Bitch, I thought you didn’t have enough fabric! But that’s neither here nor there. No hard feelings,” she says with a laugh.

“But I went from that, having to literally make all my own stuff with my stylist, to now, where everything I wear is custom. I even saw a TikTok that said ‘Plussized women aren’t having a revolution, high-fashion designers and brands are just making big clothes for Lizzo and not for sale.’ What a crazy contrast from when everything had to be, like, bespoke and custom because no one would dress me. And now that’s still happening, but it’s … part of the same systemic issue.”

When looking towards the future, Special promises even more personal liberation than before. “It’s so good,” she promises. “What’s changed is just that I don’t have to — this is gonna come off a little weird — but I don’t have anyone to impress. I don’t have to prove myself. I think that everybody feels that way with their freshman album, their first studio album. This is your introduction to the world, so who are you? Blasé, blasé, you know … the label told me to keep my hair the same colour for a while. But now it’s like, bitch, I get to be who I am. And y’all know who I am. So, I can say whatever the fuck I want. And I think my confidence in that, in my identity, is what you’re going to hear. The biggest change from ’Cuz I Love You to Special is the confidence.”

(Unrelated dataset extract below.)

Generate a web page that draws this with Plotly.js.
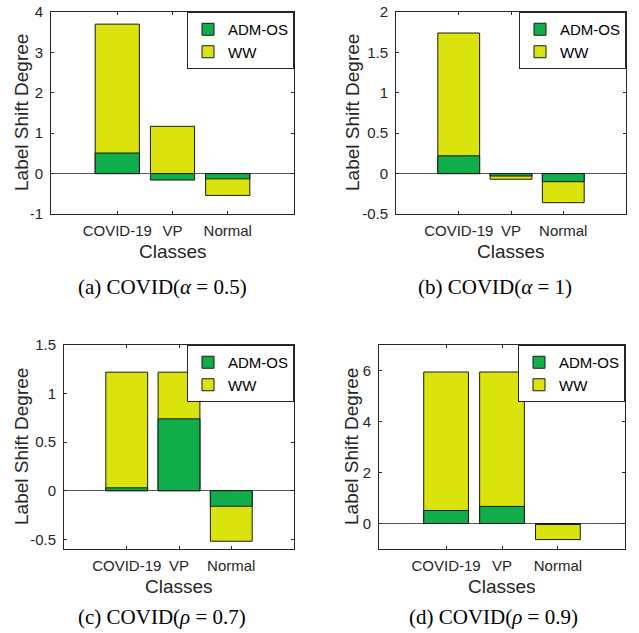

Lizzo loves herself. Her music is a testament to a life spent battling to love a body and mind that the world around her, more often than not, tried to actively destroy. Rather than force self-love platitudes like a prescription down an unwilling throat, her music offers a suggestion instead: You can love yourself like this, too.

I think about the kind words Lizzo gave me for a while after I shut my laptop. I’m a skeptic by nature and a pessimist too — there’s always been a part of me that waits for the other shoe to drop. I briefly wonder if she was trying to throw me off guard somehow (and hey — if she was, she certainly accomplished the goal with the efficacy and talent we’ve come to expect from her). It’s only later that it occurs to me that she was, perhaps, just being kind.

In a social landscape that increasingly traffics in irony and detachment as currency, the world of earnest optimism and unabashed confidence is not one I’m familiar with. That’s Lizzo’s world. I should try to visit more often.